The Chawton House Project: How Co-Designing Novel User Experiences for a Historic Manor House Led to the Idea of In-Situ Authoring Tools

Dr. Ing. Eva Hornecker (Dept. of Computer and Information Science, University of Strathclyde, Glasgow, UK)

May 21st, 2010, 11:00

G29-301

English

Abstract

As part of the British EPSRC Equator project researchers collaborated with curators of Chawton House and with primary school teachers on the creation of novel visitor experiences to the estate, employing location-based, context-aware mobile technology. Co-design with curators focused on generating concepts for visitor guides, and together with the teachers, we developed an augmented field trip for a group of students that used the grounds of the estate as inspiration for a creative storywriting exercise, using the same underlying infrastructure and information model, and ran it.

One of the aims of the project had been to build a 'persistent infrastructure' for use and adaptation by various stakeholders, such as the curators and teachers that would allow them to develop further visitor experiences on their own, without continuous support from the research team. It was clear from the start that one of the challenges would be to support end-users without a computing background.

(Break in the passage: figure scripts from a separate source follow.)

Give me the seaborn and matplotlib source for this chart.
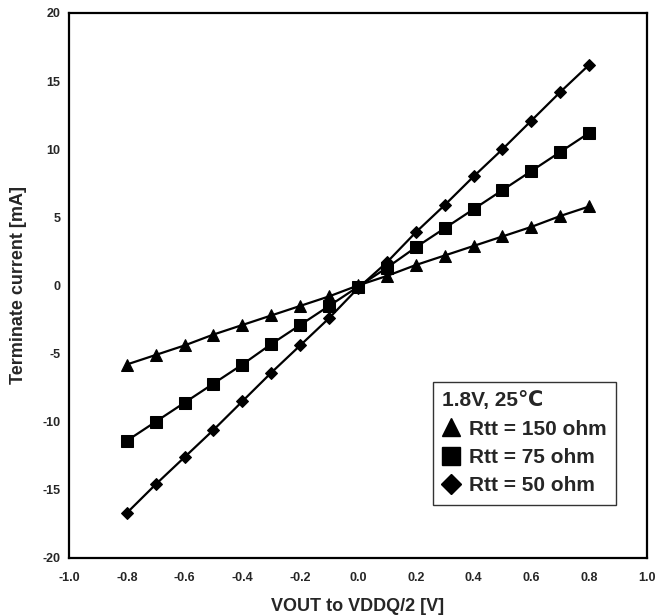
import matplotlib
matplotlib.use("Agg")
import matplotlib.pyplot as plt
from matplotlib.lines import Line2D
import numpy as np
import pandas as pd
import seaborn as sns

# Output voltage relative to VDDQ/2 [V]
vout = [-0.8, -0.7, -0.6, -0.5, -0.4, -0.3, -0.2, -0.1, 0.0,
        0.1, 0.2, 0.3, 0.4, 0.5, 0.6, 0.7, 0.8]

# Terminate current [mA] for each termination resistance
i_rtt150 = [-5.8, -5.1, -4.4, -3.6, -2.9, -2.2, -1.5, -0.8, 0.0,
            0.7, 1.5, 2.2, 2.9, 3.6, 4.3, 5.1, 5.8]
i_rtt75 = [-11.4, -10.0, -8.6, -7.2, -5.8, -4.3, -2.9, -1.5, -0.1,
           1.3, 2.8, 4.2, 5.6, 7.0, 8.4, 9.8, 11.2]
i_rtt50 = [-16.7, -14.6, -12.6, -10.6, -8.5, -6.4, -4.4, -2.4, -0.2,
           1.7, 3.9, 5.9, 8.0, 10.0, 12.1, 14.2, 16.2]

labels = ["Rtt = 150 ohm", "Rtt = 75 ohm", "Rtt = 50 ohm"]
markers = ["^", "s", "D"]
msizes = [8.5, 8.5, 6.5]
legend_title = "1.8V, 25\u2103"

x_ticks = [-1.0, -0.8, -0.6, -0.4, -0.2, 0.0, 0.2, 0.4, 0.6, 0.8, 1.0]
y_ticks = [-20, -15, -10, -5, 0, 5, 10, 15, 20]

sns.set_theme(style="white")
plt.rcParams["font.family"] = ["Liberation Sans", "DejaVu Sans"]

df = pd.DataFrame({
    "v": vout * 3,
    "i": i_rtt150 + i_rtt75 + i_rtt50,
    "rtt": [labels[0]] * len(vout) + [labels[1]] * len(vout) + [labels[2]] * len(vout),
})

fig = plt.figure(figsize=(6.71, 6.15), dpi=100)
ax = fig.add_axes([0.1028, 0.0927, 0.8614, 0.8862])

for lab, mk, ms in zip(labels, markers, msizes):
    sub = df[df["rtt"] == lab]
    sns.lineplot(data=sub, x="v", y="i", ax=ax, color="black", linewidth=1.6,
                 marker=mk, markersize=ms, markeredgecolor="black",
                 markerfacecolor="black", legend=False, sort=False)

ax.set_xlim(-1.0, 1.0)
ax.set_ylim(-20, 20)
ax.set_xticks(x_ticks)
ax.set_yticks(y_ticks)
ax.set_xticklabels([f"{t:.1f}" for t in x_ticks])
ax.set_yticklabels([str(t) for t in y_ticks])
ax.tick_params(axis="both", direction="in", length=3, width=0.6, color="#888888",
               labelsize=9)
ax.tick_params(axis="x", pad=10)
ax.tick_params(axis="y", pad=6)
for lbl in ax.get_xticklabels() + ax.get_yticklabels():
    lbl.set_fontweight("bold")

for side in ["left", "bottom", "top", "right"]:
    ax.spines[side].set_visible(True)
    ax.spines[side].set_color("black")
    ax.spines[side].set_linewidth(1.6)

ax.set_xlabel("VOUT to VDDQ/2 [V]", fontsize=13, fontweight="bold", labelpad=10)
ax.set_ylabel("Terminate current [mA]", fontsize=13, fontweight="bold", labelpad=11)

handles = [Line2D([], [], linestyle="none", marker=mk, color="black",
                  markersize=ms * 1.5) for mk, ms in zip(markers, msizes)]
leg = ax.legend(handles, labels, title=legend_title, loc="upper left",
                bbox_to_anchor=(0.630, 0.323), frameon=True, fancybox=False,
                prop={"weight": "bold", "size": 15},
                title_fontproperties={"weight": "bold", "size": 15},
                handlelength=0.8, handletextpad=0.45, labelspacing=0.45,
                borderpad=0.45, borderaxespad=0.0, alignment="left")
leg.get_frame().set_edgecolor("black")
leg.get_frame().set_linewidth(1.0)

fig.savefig("out.png", dpi=100)
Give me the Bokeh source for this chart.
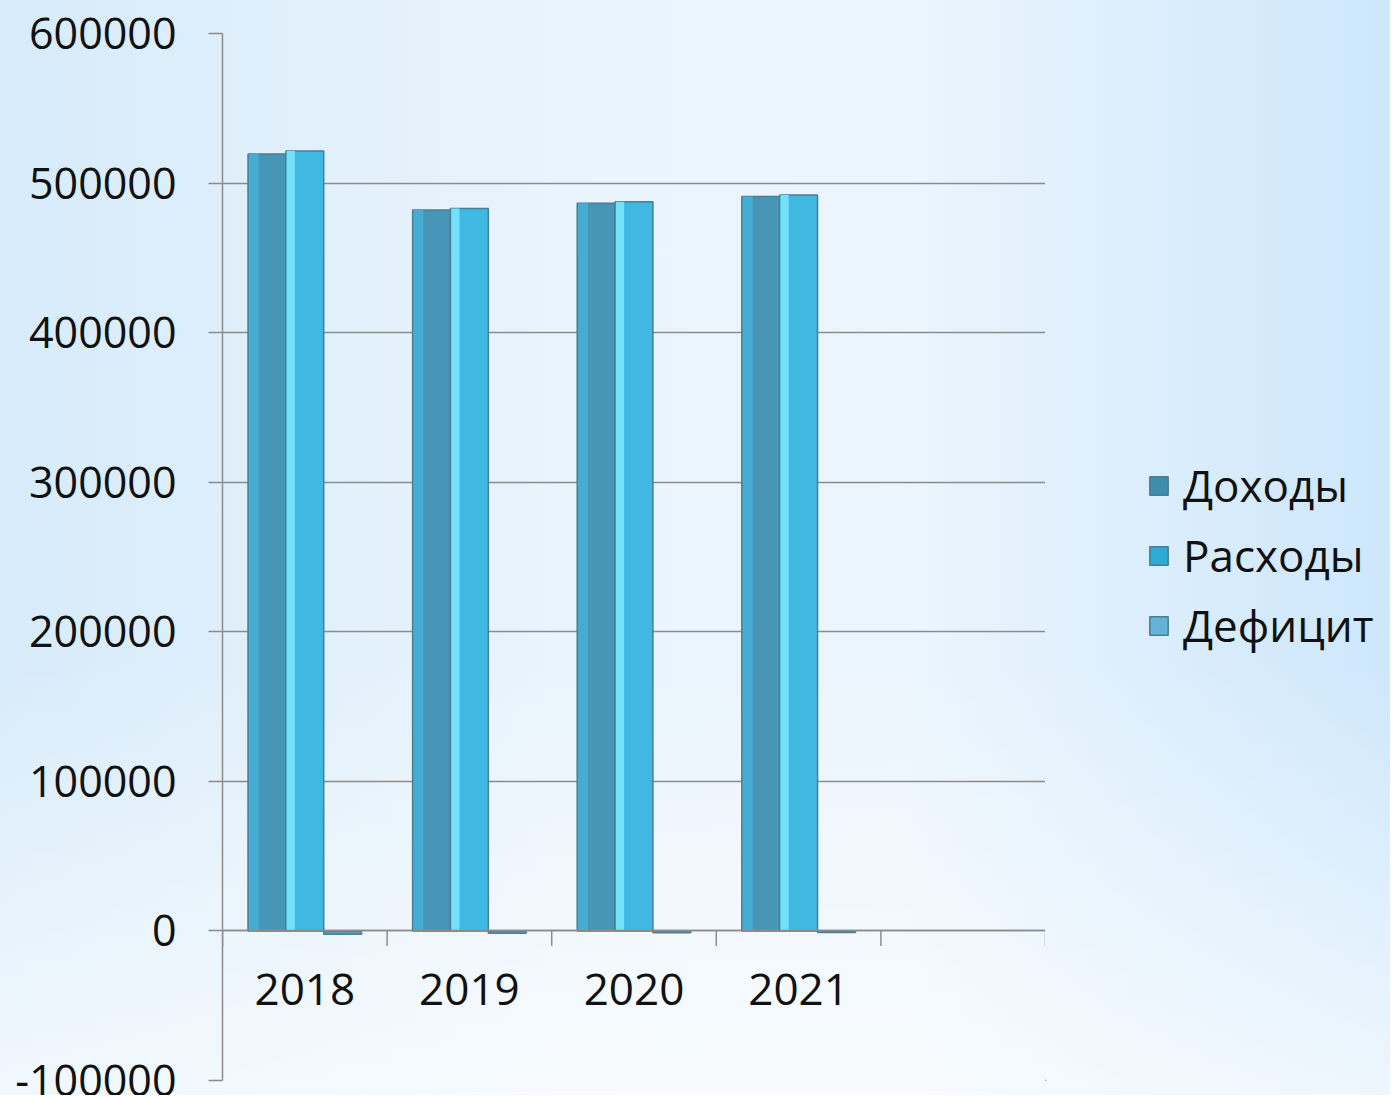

Reflecting on our process of co-design we realized that the ability to author content directly on location would be essential to support the design of this type of location-based interactive experiences where the device content not simply provides information, but enriches and guides visitor's interaction with the environment. In the second project phase we developed and trialed this in-situ authoring approach. In my talk I will discuss how our experience from the co- design process led us to develop requirements for such a tool, and on the experiences and user feedback on the prototpye that we then developed.

Vita

Eva Hornecker is a Lecturer in the Department of Computer and Information Sciences at the University of Strathclyde in Glasgow, UK. In previous lives, she was a Postdoctoral Research Fellow at the Pervasive Interaction Lab at the Open University and the University of Sussex (working on the Equator project) in the UK, and an Acting Lecturer at the University of Canterbury in New Zealand and at the TU Vienna in Austria. She wrote a PhD theses on 'Tangible Interfaces as a medium for collaboration support' at the University of Bremen. Her research interests concern multimodal, tangible and embodied interaction, CSCW, user research, design methods, and qualitative research methods for understanding user interaction with 'beyond the desktop' technologies.